Anyway, it's time for a new machine, and I'm finally steeling myself up to build a computer.  I find the first step or so - the one where you can physically ruin a $300 processor - intimidating, but the difference in cost and quality makes this a skill I really should have in the long run.  I will most likely build something in the $800-1000 range with an i5 and a single graphics card (possibly a cheaper placeholder so I can spend more on components that are harder to replace later).  I'd love to have an SSD, and it seems like there is something to be said for avoiding current hard drive shortages, but I do need a fair amount of storage due to the number of games I play.

In any case, I'm sure I'll be writing more about this topic once I actually go through the process.

The Blog
This will be post number 185 for the year, which is the lowest postcount I've had since I started the blog partway through 2008.  There are several drivers for this - I'm doing less work on the blog over the weekends, I'm writing longer posts, and I'm not feeling obliged to post something just to bump the update time on the RSS feed.  Overall, though, the current schedule - where I do 2-3 posts during the week and maybe a post on the weekend - seems to be working.
In any case, there's going to be plenty to do - and write about - in the coming year.  Happy New Year, and I look forward to hearing from all of you in 2012!

6 comments:

Rohan said...

Personally, I wouldn't build the computer yourself. In your town, there should be a good local shop where you can specify components and they'll put it together for you. For example, in Vancouver, it's NCIX.

Go there. The price increase will be marginal, and they'll do a professional job of assembling it.

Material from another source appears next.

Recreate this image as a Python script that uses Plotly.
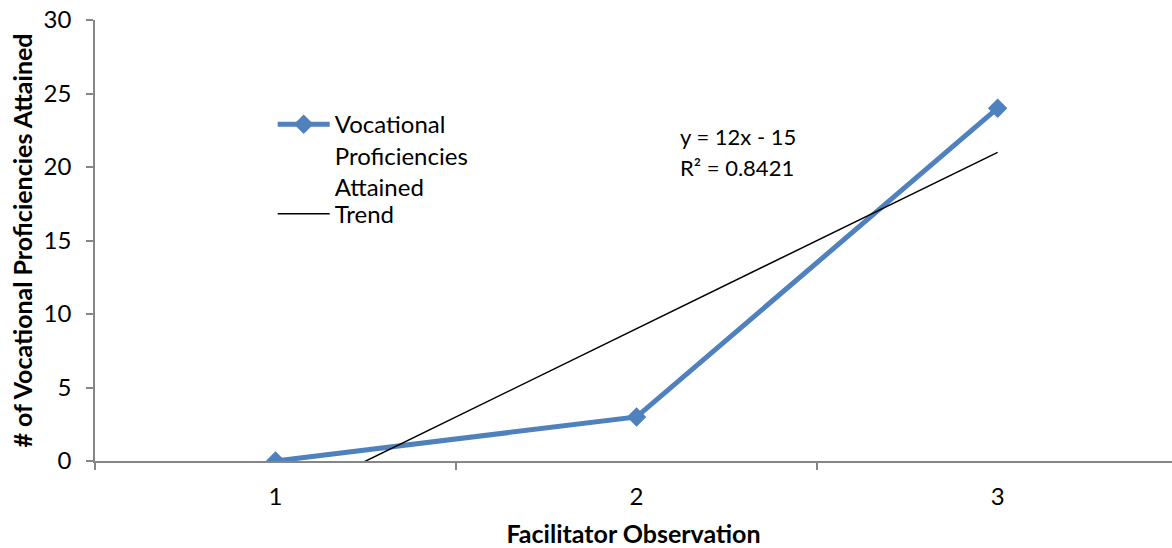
import numpy as np
import plotly.graph_objects as go

observations = [1, 2, 3]
proficiencies = [0, 3, 24]
x_tick_labels = ["1", "2", "3"]
y_ticks = [0, 5, 10, 15, 20, 25, 30]

# linear trendline (least squares) as Excel does
slope, intercept = np.polyfit(observations, proficiencies, 1)
pred = np.polyval([slope, intercept], observations)
ss_res = np.sum((np.array(proficiencies) - pred) ** 2)
ss_tot = np.sum((np.array(proficiencies) - np.mean(proficiencies)) ** 2)
r2 = 1 - ss_res / ss_tot
trend_x = [observations[0], observations[-1]]
trend_y = list(np.polyval([slope, intercept], trend_x))

FONT = "Lato"
AX = "#868686"
BLUE = "#4F81BD"

fig = go.Figure()
fig.add_trace(go.Scatter(
    x=observations, y=proficiencies, mode="lines+markers",
    name="Vocational<br>Proficiencies<br>Attained",
    line=dict(color=BLUE, width=5),
    marker=dict(symbol="diamond", size=15, color=BLUE),
    legend="legend",
))
fig.add_trace(go.Scatter(
    x=trend_x, y=trend_y, mode="lines", name="Trend",
    line=dict(color="black", width=1.5),
    legend="legend2",
))

fig.add_annotation(x=2.115, y=22.1, xref="x", yref="y", xanchor="left", yanchor="middle",
                   text=f"y = {slope:.0f}x - {abs(intercept):.0f}", showarrow=False,
                   font=dict(family=FONT, size=22, color="black"))
fig.add_annotation(x=2.115, y=20.0, xref="x", yref="y", xanchor="left", yanchor="middle",
                   text=f"R² = {r2:.4f}", showarrow=False,
                   font=dict(family=FONT, size=22, color="black"))

legend_common = dict(xanchor="left", yanchor="top", bgcolor="rgba(0,0,0,0)",
                     valign="top", itemwidth=52,
                     font=dict(family=FONT, size=24, color="black"))

fig.update_layout(
    width=1172, height=548,
    margin=dict(l=95, r=0, t=20, b=87, autoexpand=False),
    paper_bgcolor="white", plot_bgcolor="white",
    font=dict(family=FONT, size=24, color="black"),
    showlegend=True,
    legend=dict(x=0.165, y=0.814, **legend_common),
    legend2=dict(x=0.165, y=0.611, **legend_common),
    xaxis=dict(
        range=[0.5, 3.483], tickmode="array", tickvals=observations, ticktext=x_tick_labels,
        showgrid=False, zeroline=False, showline=True, linecolor=AX, linewidth=2,
        ticks="", ticklabelstandoff=13, automargin=False,
        tickfont=dict(family=FONT, size=24),
        minor=dict(ticks="outside", tick0=0.5, dtick=1, ticklen=7, tickcolor=AX, tickwidth=1.5, showgrid=False),
        title=dict(text="<b>Facilitator Observation</b>", font=dict(family=FONT, size=25), standoff=21),
    ),
    yaxis=dict(
        range=[0, 30], tickmode="array", tickvals=y_ticks,
        showgrid=False, zeroline=False, showline=True, linecolor=AX, linewidth=1.5,
        ticks="outside", ticklen=7, tickcolor=AX, tickwidth=1.5, ticklabelstandoff=10,
        ticklabeloverflow="allow", automargin=False,
        tickfont=dict(family=FONT, size=24),
        title=dict(text="<b># of Vocational Proficiencies Attained</b>", font=dict(family=FONT, size=25), standoff=4),
    ),
)

fig.write_html("out.html", config={"displayModeBar": False},
               post_script="document.body.style.margin='0';")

Also, I would suggest an SSD for the operating system and maybe the games you play the most. Get another larger hard drive for data and less important programs.

Azuriel said...

I also recommend two hard drives. My recent computer purchase has a ~80gb SSD and then a 750gb secondary drive. Having experienced a boot-up process that takes less than 30 seconds has spoiled me for life.

Anonymous said...

if you want something in line with alien ware but cheaper go with ibuypower I wasn't disappointed when I got my computer from them. look for their weekly deals.

Ranjurm said...

I think the experience of assembling your own computer is worth the small risk. I recently assembled my first computer and while there are kinks, they were related to my OS (win 8 developer) and not to the installation.

You might want to check out http://www.tomshardware.com/ and take a look at their build guides. I used this guide in particular: http://www.tomshardware.com/reviews/diy-gaming-pc,2970.html with an upgrade in the motherboard (which allows for freedom in upgrades later).

Enrico said...

Hey! Just like the other guys, I think that the topic on the post that hit me the most was about the computer-building. I have been building my own computers for about 12 years, and I can tell you it does feel really nice. The first time I did as Rohan suggested - I went to a local shop, ordered the parts and had they assemble with my supervision. I think I already could assemble it myself, but I was afraid of burning or getting something wrong.

Since I live in a country where electronics are VERY expensive, I usually always tried to get the most out of my money. Usually, my setups try to include a motherboard as good as I can buy, with the other components usually closer to the low-end. With this, I can (most of the time) upgrade the other parts when they become cheaper and still get a nice machine, and then I usually just change machines when the older one can't support a lot more upgrades.

Good luck with your new computer, and when you get it don't forget to take pictures of the building process and of the new gaming rig :)

MrStrange said...

Yes, ditto the other enthousiast commenters regarding computer building.

And for your info, the current CPU don't require pin inserting, so you can't really mess anything up anymore ;) (Unless you try getting square stuff into round holes of course !)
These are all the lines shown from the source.